There is a law that regulates the operation of garbage transfer stations. It is Section 25 of Republic Act No. 9003, otherwise known as the Ecological Solid Waste Management Act of 200 and it says: “Transfer stations shall be designed and operated for efficient waste handling capacity and in compliance with environmental standards and guidelines set pursuant to this Act and other regulations: Provided, that no waste shall be stored in such station beyond twenty-four (24) hours.”
And then it adds: “The siting of the transfer station shall consider the land use plan,” among others.
Unless, the law has been amended, let me ask Cabarrubias: Can you guarantee that no waste shall be stored in the SRP beyond twenty-four hours?
And let me ask Osmeña: When you built the SRP, did you at anytime envision it as garbage dump or temporary landing facility? Did you borrow money and go through so much trouble to pursue your dream of creating a city within the city so you can have a ready and available space for trash when the need arose? What is the land use plan for the SRP?
The mayor cannot even claim that the Court of Appeals decision shutting down the Inawayan landfill caught him by surprise. The case filed by Councilor Joel Garganera had been pending for months and he should already have prepared a contingency plan , unless the SRP was his contingency plan.

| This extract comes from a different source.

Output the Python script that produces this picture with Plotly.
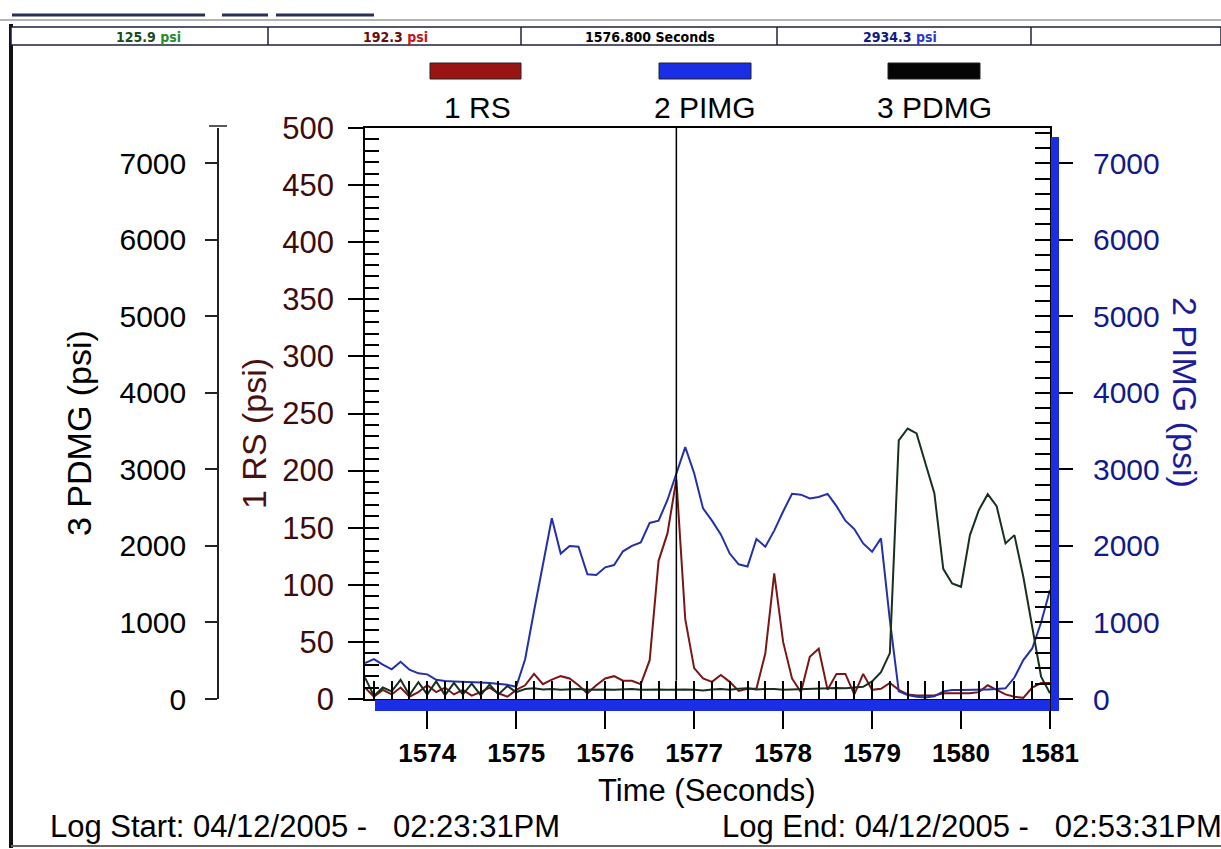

Osmeña did not want Rama to sell the SRP through a public bidding. And when Rama outwitted BOPK councilors by securing the passage of a resolution authorizing him to dispose of the property when the latter were not looking, Osmeña must have tried to persuade Ayala, SM and Filinvest to boycott the bidding but failed.
It looks they are now being made to pay for their hardheadedness. That, my friends, is the story of the transfer station.